NOTA: Originariamente, fui inscripto en el registro civil como Jorge Barón Biza (Registro Civil de Buenos Aires, 1067, 22 de mayo de 1942). Cada vez que mis padres se separaban, la conciencia feminista de mi madre exigía que se me agregase el Sabattini de su familia. Mi nombre actual es Jorge Barón Sabattini.
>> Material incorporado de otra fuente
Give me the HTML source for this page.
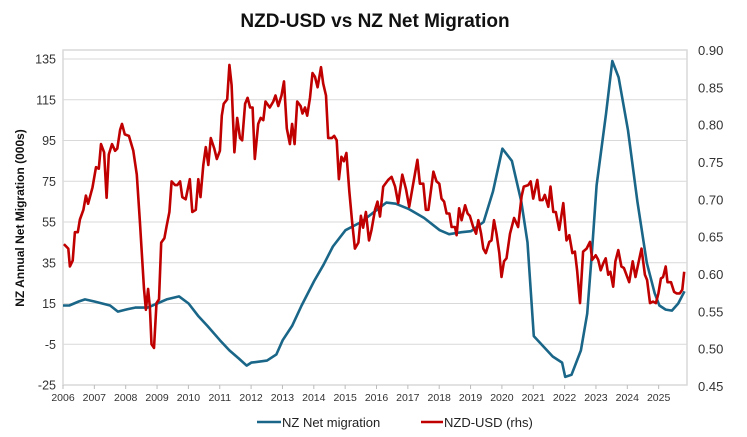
<!DOCTYPE html>
<html><head><meta charset="utf-8"><style>
body{margin:0;background:#fff;}
svg{display:block;font-family:"Liberation Sans",sans-serif;}
</style></head><body>
<svg id="chart" width="747" height="437" viewBox="0 0 747 437">
<text x="375" y="27" text-anchor="middle" font-size="19" font-weight="bold" fill="#111">NZD-USD vs NZ Net Migration</text>
<rect x="63" y="50" width="624" height="335" fill="none" stroke="#d9d9d9" stroke-width="1.5"/>
<g id="grid"></g>
<g id="axes"></g>
<g id="series"></g>
<text transform="translate(24,218) rotate(-90)" text-anchor="middle" font-size="12" font-weight="bold" fill="#111">NZ Annual Net Migration (000s)</text>
<g>
<line x1="257" y1="422" x2="281" y2="422" stroke="#1a6688" stroke-width="2.5"/>
<text x="282" y="427" font-size="13" fill="#222">NZ Net migration</text>
<line x1="421" y1="422" x2="443" y2="422" stroke="#c00000" stroke-width="2.5"/>
<text x="444" y="427" font-size="13" fill="#222">NZD-USD (rhs)</text>
</g>
</svg>
<script>
const leftTicks=[135,115,95,75,55,35,15,-5,-25];
const rightTicks=["0.90","0.85","0.80","0.75","0.70","0.65","0.60","0.55","0.50","0.45"];
const years=[2006,2007,2008,2009,2010,2011,2012,2013,2014,2015,2016,2017,2018,2019,2020,2021,2022,2023,2024,2025];
const migDates=[2006.0,2006.2,2006.5,2006.7,2007.0,2007.5,2007.75,2008.0,2008.3,2008.7,2009.0,2009.3,2009.7,2010.0,2010.3,2010.6,2011.0,2011.3,2011.6,2011.85,2012.0,2012.5,2012.8,2013.0,2013.3,2013.6,2014.0,2014.3,2014.6,2015.0,2015.5,2016.0,2016.3,2016.6,2017.0,2017.5,2018.0,2018.3,2018.7,2019.0,2019.4,2019.7,2020.0,2020.3,2020.6,2020.8,2021.0,2021.3,2021.6,2021.9,2022.0,2022.2,2022.5,2022.7,2022.85,2023.0,2023.3,2023.5,2023.7,2024.0,2024.3,2024.6,2024.85,2025.0,2025.2,2025.4,2025.6,2025.8];
const migValues=[14,14,16,17,16,14,11,12,13,13,15,17,18.5,15,9,4,-3,-8,-12,-15.5,-14,-13,-10,-3,4,14,26,34,43,51,55,61,64.5,64,61.5,57,51,49,50,50.5,55,70,91,85,65,45,-1,-6,-11,-14,-21,-20,-8,10,40,73,108,134,126,100,65,35,20,14,12,11.5,15,21];
const nzdDates=[2006.03,2006.17,2006.22,2006.31,2006.38,2006.47,2006.54,2006.65,2006.73,2006.80,2006.94,2007.05,2007.14,2007.21,2007.31,2007.39,2007.46,2007.56,2007.66,2007.73,2007.82,2007.88,2007.97,2008.10,2008.24,2008.35,2008.45,2008.58,2008.64,2008.71,2008.77,2008.82,2008.90,2008.98,2009.06,2009.13,2009.23,2009.30,2009.39,2009.46,2009.57,2009.64,2009.73,2009.80,2009.91,2010.04,2010.12,2010.23,2010.31,2010.38,2010.47,2010.55,2010.63,2010.71,2010.82,2010.90,2011.00,2011.06,2011.12,2011.23,2011.30,2011.37,2011.46,2011.55,2011.64,2011.71,2011.80,2011.88,2011.96,2012.04,2012.11,2012.22,2012.30,2012.38,2012.45,2012.59,2012.70,2012.77,2012.86,2012.96,2013.04,2013.13,2013.23,2013.30,2013.38,2013.46,2013.57,2013.63,2013.71,2013.78,2013.87,2013.95,2014.03,2014.11,2014.22,2014.29,2014.38,2014.45,2014.56,2014.64,2014.72,2014.79,2014.87,2014.95,2015.03,2015.12,2015.21,2015.30,2015.41,2015.49,2015.56,2015.65,2015.75,2015.83,2015.94,2016.02,
2016.10,2016.20,2016.36,2016.47,2016.58,2016.68,2016.81,2016.93,2017.03,2017.14,2017.29,2017.37,2017.48,2017.56,2017.64,2017.80,2017.90,2017.99,2018.06,2018.14,2018.22,2018.31,2018.38,2018.49,2018.54,2018.62,2018.70,2018.81,2018.89,2018.96,2019.07,2019.16,2019.23,2019.32,2019.39,2019.47,2019.58,2019.65,2019.73,2019.81,2019.90,2019.97,2020.05,2020.13,2020.24,2020.37,2020.50,2020.61,2020.68,2020.82,2020.90,2020.98,2021.11,2021.19,2021.28,2021.35,2021.46,2021.53,2021.62,2021.70,2021.81,2021.94,2022.04,2022.13,2022.23,2022.31,2022.38,2022.47,2022.57,2022.68,2022.79,2022.86,2022.97,2023.05,2023.13,2023.21,2023.29,2023.37,2023.44,2023.53,2023.60,2023.69,2023.79,2023.87,2023.95,2024.04,2024.15,2024.24,2024.33,2024.43,2024.54,2024.61,2024.70,2024.80,2024.89,2024.97,2025.05,2025.12,2025.20,2025.26,2025.37,2025.47,2025.55,2025.65,2025.73,2025.79];
const nzdValues=[0.640,0.634,0.610,0.618,0.656,0.656,0.673,0.686,0.705,0.694,0.716,0.743,0.741,0.774,0.763,0.702,0.760,0.774,0.765,0.768,0.793,0.801,0.787,0.785,0.765,0.733,0.670,0.580,0.552,0.580,0.555,0.506,0.501,0.561,0.566,0.642,0.648,0.664,0.683,0.724,0.719,0.719,0.724,0.703,0.700,0.727,0.683,0.686,0.727,0.703,0.746,0.770,0.746,0.782,0.768,0.754,0.765,0.812,0.828,0.834,0.880,0.853,0.763,0.809,0.782,0.779,0.828,0.836,0.823,0.823,0.754,0.801,0.809,0.806,0.831,0.823,0.831,0.839,0.825,0.839,0.858,0.795,0.774,0.801,0.774,0.831,0.825,0.815,0.823,0.812,0.836,0.869,0.864,0.850,0.877,0.855,0.839,0.782,0.782,0.785,0.779,0.727,0.757,0.751,0.762,0.711,0.670,0.634,0.642,0.678,0.662,0.683,0.645,0.659,0.686,0.697,
0.677,0.717,0.726,0.730,0.717,0.695,0.733,0.713,0.690,0.717,0.753,0.721,0.721,0.686,0.686,0.737,0.724,0.721,0.701,0.697,0.681,0.681,0.663,0.663,0.652,0.688,0.672,0.692,0.681,0.678,0.663,0.654,0.672,0.654,0.634,0.628,0.643,0.645,0.672,0.654,0.628,0.596,0.617,0.621,0.654,0.675,0.663,0.704,0.717,0.719,0.724,0.701,0.726,0.699,0.699,0.706,0.690,0.717,0.683,0.683,0.659,0.695,0.645,0.652,0.628,0.630,0.605,0.561,0.630,0.634,0.643,0.619,0.625,0.619,0.605,0.614,0.621,0.599,0.603,0.583,0.617,0.632,0.610,0.608,0.599,0.589,0.617,0.596,0.614,0.634,0.599,0.592,0.561,0.563,0.561,0.574,0.594,0.596,0.610,0.589,0.589,0.576,0.574,0.574,0.579,0.603];

const NS="http://www.w3.org/2000/svg";
const X0=63,X1=687,T0=2006,T1=2025.88;
const xS=t=>X0+(t-T0)/(T1-T0)*(X1-X0);
const yL=v=>59+(135-v)*(326/160);
const yR=v=>50+(0.90-v)*(336/0.45);
function mk(tag,attrs,parent,txt){const e=document.createElementNS(NS,tag);for(const k in attrs)e.setAttribute(k,attrs[k]);if(txt!==undefined)e.textContent=txt;parent.appendChild(e);return e;}
const grid=document.getElementById('grid'),axes=document.getElementById('axes'),series=document.getElementById('series');
leftTicks.forEach(v=>{
  if(v!==-25){const g=mk('line',{x1:X0,x2:X1,y1:yL(v),y2:yL(v),stroke:'#d9d9d9','stroke-width':1},grid);
  
  }
  const t=mk('text',{x:56,y:yL(v)+4.5,'text-anchor':'end','font-size':12.5,fill:'#333'},axes,String(v));
  
  
});
rightTicks.forEach(s=>{
  const t=mk('text',{x:698,y:yR(parseFloat(s))+5,'font-size':13,fill:'#333'},axes,s);
  
  
});
years.forEach(y=>{
  const x=X0+(y-T0)*31.35;
  const tk=mk('line',{x1:x,x2:x,y1:385,y2:389,stroke:'#bbb'},axes);
  
  
  const t=mk('text',{x:x,y:401,'text-anchor':'middle','font-size':10.5,fill:'#333'},axes,String(y));
  
  
});
function line(dates,vals,ys,color,name){
  const d=dates.map((t,i)=>(i?'L':'M')+xS(t).toFixed(1)+','+ys(vals[i]).toFixed(1)).join('');
  const p=mk('path',{d:d,fill:'none',stroke:color,'stroke-width':2.6,'stroke-linejoin':'round'},series);
  
  
}
line(migDates,migValues,yL,'#1a6688','migration-line');
line(nzdDates,nzdValues,yR,'#c00000','nzd-usd-line');
</script>
</body></html>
No sé si «Jorge Barón Biza» debe ser considerado mi otro apellido, mi patronímico, mi seudónimo, mi nombre profesional, o un desafío. (JBB)

JORGE BARON BIZA, (Buenos Aires, 1942 - Córdoba, 2001) «Una gran corriente de consuelos afluyó hacia mí cuando se produjo el primer suicidio en la familia. Cuando se desencadenó el segundo, la corriente se convirtió en océano vacilante y sin horizontes. Después del tercero, las personas corren a cerrar la ventana cada vez que entro en una habitación que está a más de tres pisos. En una secuencia como esta quedó atrapada mi soledad. Nací en 1942, me formé en colegios, bares, redacciones, manicomios y museos de Buenos Aires, Friburgo, Rosario, La Falda, Montevideo, Milán y Nueva York. Leí Mann, traduje Proust. Viví treinta años de mi trabajo como corrector, negro, periodista (desde publicaciones de sanatorios psiquiátricos hasta revistas de alta sociedad) y crítico de arte». Baron Biza publicó
El desierto y su semilla
en 1998, tres años antes de suicidarse.